In zookeeper logs, you can see messages like below, this spew can be seen live by running the command
tail -n 2000 /opt/mesosphere/active/exhibitor/usr/zookeeper/zookeeper.out
2015-12-02 22:49:24,284 [myid:2] - WARN [SendWorker:5:QuorumCnxManager$SendWorker@697] - Interrupted while waiting for message on queue
You are able to trace the error to a stale zookeeper entry if you review the exhibitor UI. In addition to the the log spew above, an additional symptom is that if you try to delete the stale entry it does not go away. It is persistent the exhibitor UI.
It should also be noted that the znode ID is significantly lower than the others.

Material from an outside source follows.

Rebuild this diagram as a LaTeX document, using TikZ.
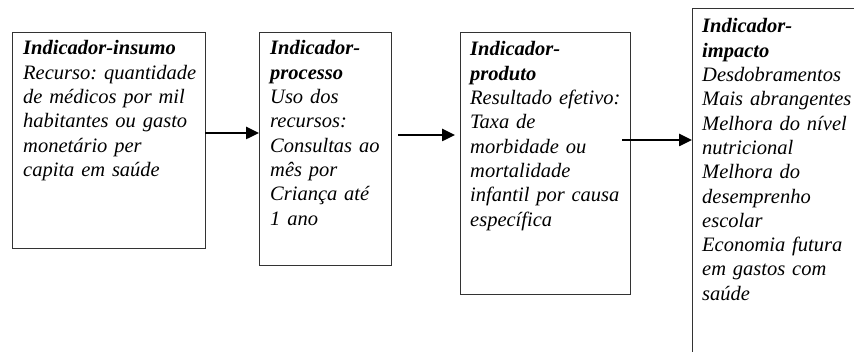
\documentclass[tikz,border=0pt]{standalone}
\usepackage{fontspec}
\setmainfont{Liberation Serif}
\usetikzlibrary{arrows.meta}
\frenchspacing
\tikzset{
  box/.style={draw=black!80, line width=1.1pt, inner sep=0pt, anchor=north west},
  txt/.style={inner sep=0pt, anchor=base west, text width=200pt, align=left,
    font=\fontsize{20.5}{24.3}\selectfont\itshape},
  arr/.style={line width=2.5pt, -{Triangle[length=13pt,width=12pt]}},
}
\newcommand{\ttl}[1]{\textbf{#1}}
\begin{document}
\begin{tikzpicture}[x=1pt,y=-1pt]
\useasboundingbox (0,0) rectangle (854,352);
\clip (0,0) rectangle (854,352);
\fill[white] (0,0) rectangle (854,352);
\node[box, minimum width=193pt, minimum height=216pt] (b1) at (12,32) {};
\node[box, minimum width=132pt, minimum height=233pt] (b2) at (259,32) {};
\node[box, minimum width=170pt, minimum height=262pt] (b3) at (460,32) {};
\node[box, minimum width=200pt, minimum height=380pt] (b4) at (692,8) {};
\node[txt] (t1) at (23,55) {\frenchspacing\ttl{Indicador-insumo}\\Recurso: quantidade\\de médicos por mil\\habitantes ou gasto\\monetário per\\capita em saúde};
\node[txt] (t2) at (270,55) {\ttl{Indicador-}\\\ttl{processo}\\Uso dos\\recursos:\\Consultas ao\\mês por\\Criança até\\1 ano};
\node[txt] (t3) at (470,56) {\frenchspacing\ttl{Indicador-}\\\ttl{produto}\\Resultado efetivo:\\Taxa de\\morbidade ou\\mortalidade\\infantil por causa\\específica};
\node[txt] (t4) at (702,33) {\ttl{Indicador-}\\\ttl{impacto}\\Desdobramentos\\Mais abrangentes\\Melhora do nível\\nutricional\\Melhora do\\desemprenho\\escolar\\Economia futura\\em gastos com\\saúde};
\coordinate (a1s) at (205,133);
\coordinate (a2s) at (398,135);
\coordinate (a2e) at (455,135);
\coordinate (a3s) at (622,140);
\draw[arr] (a1s) -- (b2.west |- a1s);
\draw[arr] (a2s) -- (a2e);
\draw[arr] (a3s) -- (b4.west |- a3s);
\end{tikzpicture}
\end{document}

Provided the leading Zookeeper node is healthy, please go ahead and follow the resolution below. Otherwise contact Mesosphere support.
Provided the the lead zookeeper node is healthy, you will be able to bring the cluster back into healthy state by following the steps below. If the zookeeper leader is not in a healthy state please reach out to Mesosphere support.

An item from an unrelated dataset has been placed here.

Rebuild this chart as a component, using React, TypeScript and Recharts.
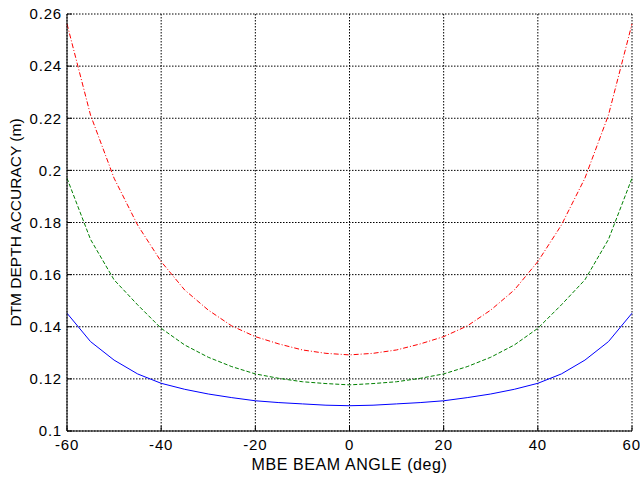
import React from "react";
import { LineChart, Line, XAxis, YAxis, CartesianGrid } from "recharts";

// beam angle (deg)
const angles = [
  -60, -55, -50, -45, -40, -35, -30, -25, -20, -15, -10, -5, 0,
  5, 10, 15, 20, 25, 30, 35, 40, 45, 50, 55, 60,
];

// DTM depth accuracy (m) for the three cases
const redSeries = [
  0.2562, 0.2212, 0.197, 0.179, 0.165, 0.1541, 0.1464, 0.1403, 0.1362, 0.1334, 0.1311, 0.1298, 0.1292,
  0.1298, 0.1311, 0.1334, 0.1362, 0.1403, 0.1464, 0.1541, 0.165, 0.179, 0.197, 0.2212, 0.2562,
];
const greenSeries = [
  0.197, 0.1735, 0.158, 0.1484, 0.1394, 0.133, 0.1283, 0.1247, 0.1219, 0.1202, 0.1189, 0.1182, 0.1177,
  0.1182, 0.1189, 0.1202, 0.1219, 0.1247, 0.1283, 0.133, 0.1394, 0.1484, 0.158, 0.1735, 0.197,
];
const blueSeries = [
  0.1452, 0.1343, 0.1272, 0.1219, 0.1183, 0.116, 0.1142, 0.1128, 0.1116, 0.1109, 0.1104, 0.1099, 0.1097,
  0.1099, 0.1104, 0.1109, 0.1116, 0.1128, 0.1142, 0.116, 0.1183, 0.1219, 0.1272, 0.1343, 0.1452,
];

const xTicks = [-60, -40, -20, 0, 20, 40, 60];
const yTicks = [0.1, 0.12, 0.14, 0.16, 0.18, 0.2, 0.22, 0.24, 0.26];

const data = angles.map((angle, i) => ({
  angle,
  red: redSeries[i],
  green: greenSeries[i],
  blue: blueSeries[i],
}));

const FONT = "'Liberation Sans', Arial, Helvetica, sans-serif";
const tickStyle = { fontSize: 15, fill: "#000", fontFamily: FONT, letterSpacing: 0.8 };

export default function App() {
  return (
    <div style={{ position: "absolute", left: 0, top: 0, background: "#fff" }}>
      <LineChart
        width={640}
        height={477}
        data={data}
        margin={{ top: 14, right: 8, left: 0, bottom: 0 }}
        style={{ fontFamily: FONT }}
      >
        <CartesianGrid stroke="#000" strokeDasharray="1.5 1.5" strokeWidth={1} />
        <XAxis
          dataKey="angle"
          type="number"
          domain={[-60, 60]}
          ticks={xTicks}
          height={46}
          tickSize={-5}
          tickMargin={13}
          tick={tickStyle}
          axisLine={{ stroke: "#000", strokeWidth: 1 }}
          tickLine={{ stroke: "#000" }}
          label={{
            value: "MBE BEAM ANGLE (deg)",
            position: "insideBottom",
            offset: 7,
            style: { fontSize: 16, fill: "#000", fontFamily: FONT, letterSpacing: 0.6 },
          }}
        />
        <XAxis
          xAxisId="top"
          orientation="top"
          mirror
          type="number"
          domain={[-60, 60]}
          allowDataOverflow
          ticks={xTicks}
          height={0}
          tick={false}
          tickSize={5}
          axisLine={{ stroke: "#000", strokeWidth: 1 }}
          tickLine={{ stroke: "#000" }}
        />
        <YAxis
          type="number"
          domain={[0.1, 0.26]}
          ticks={yTicks}
          width={67}
          tickSize={-5}
          tickMargin={10}
          tick={tickStyle}
          tickFormatter={(v: number) => String(+v.toFixed(2))}
          axisLine={{ stroke: "#000", strokeWidth: 1 }}
          tickLine={{ stroke: "#000" }}
          label={{
            value: "DTM DEPTH ACCURACY (m)",
            angle: -90,
            position: "insideLeft",
            offset: 15,
            style: { fontSize: 15.5, fill: "#000", fontFamily: FONT, textAnchor: "middle" },
          }}
        />
        <YAxis
          yAxisId="right"
          orientation="right"
          mirror
          type="number"
          domain={[0.1, 0.26]}
          allowDataOverflow
          ticks={yTicks}
          width={0}
          tick={false}
          tickSize={5}
          axisLine={{ stroke: "#000", strokeWidth: 1 }}
          tickLine={{ stroke: "#000" }}
        />
        <Line
          type="linear"
          dataKey="red"
          stroke="#ff0000"
          strokeWidth={1}
          strokeDasharray="5 2 1 2"
          dot={false}
          isAnimationActive={false}
        />
        <Line
          type="linear"
          dataKey="green"
          stroke="#008000"
          strokeWidth={1}
          strokeDasharray="4 2"
          dot={false}
          isAnimationActive={false}
        />
        <Line
          type="linear"
          dataKey="blue"
          stroke="#0000ff"
          strokeWidth={1}
          dot={false}
          isAnimationActive={false}
        />
      </LineChart>
    </div>
  );
}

Clearing out /var/lib/zookeeper on the nodes, allows them to restore from the healthy leader state. This will result in the exhibitor interface indicating that the node is online.
1. Stop Exhibitor - sudo systemctl stop dcos-exhibitor
2. Move zk directory - from /var/lib/zookeeper to /var/lib/zookeeper.old
3. Make new zk directory - sudo mkdir /var/lib/zookeeper
4. Start Exhibitor - sudo systemctl start dcos-exhibitor
Mesos UI confirms the cluster is healthy.